Detroit — The Detroit Library Board of Commissioners on Tuesday heard anger and promises to fight a controversial proposal to close most of the system's neighborhood branches.
More than 100 library users and staffers packed a room at the main library on Woodward for the panel's first meeting since a plan was released last week that could close 18 of 23 branches and lay off more than half the system's 333 workers. Administrators say tough choices are necessary because the system faces an $11 million shortfall this year and revenue drop of 20 percent per year until 2015.
"I will not stand for it," said Ashley Matthews, 17, who says she often takes her 2-year-old daughter to the Chaney branch at Grand River and Greenfield, which is on a closure list.
"Can you live with yourselves if you close our schools, close our libraries?"
Commissioners didn't discuss the proposal, saying it was premature.
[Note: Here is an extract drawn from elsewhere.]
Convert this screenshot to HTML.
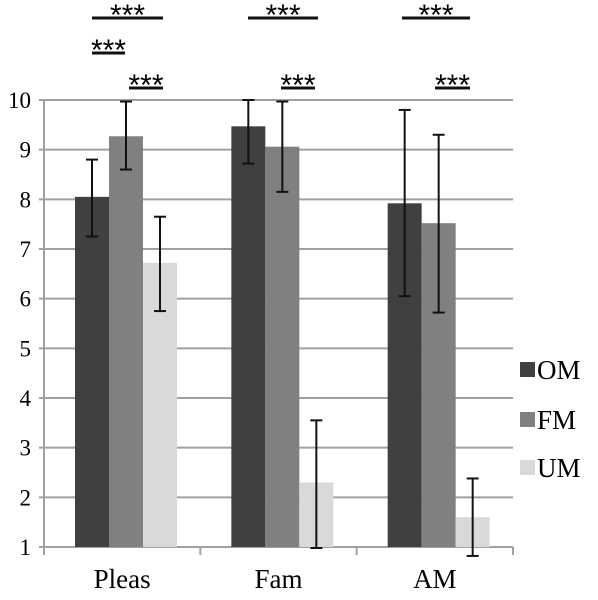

But they passed a resolution that bans users with more than $10 in fines from using computers in hopes of getting more people to pay their fines. Board members are scrutinizing potential closures and didn't say when they'd make a decision. The budget is expected to be approved in May.
"We are in a tough spot, but we will get through it," commissioner Luther Keith said. "We aren't perfect but we are working on solutions."
Matthews, a member of the activist group By Any Means Necessary, and others promised to fight any closures. Matthews said she was among students who staged a sit-in last week at Catherine Ferguson High School, which is slated to close this year. She and other members of the group said they will launch the same protests if libraries are closed.
An initial closure list was given to board members last week. The list of targeted branches stretches throughout the city and could force residents to drive several miles to an open one.
Carolyn McCormick, a librarian at the Frederick Douglass branch that is on a closure list, said backlash is building.
"We are being cussed at and being talked about," said McCormick, who started crying after she stopped speaking. "People are desperate out there."
Regina Ann Campbell,of Detroit, whose mother is a librarian, told the board she hopes the library works with the residents to come up with solutions short of the massive closures.
"We don't need a lot of vacant buildings," said Campbell. "We have plenty as it is."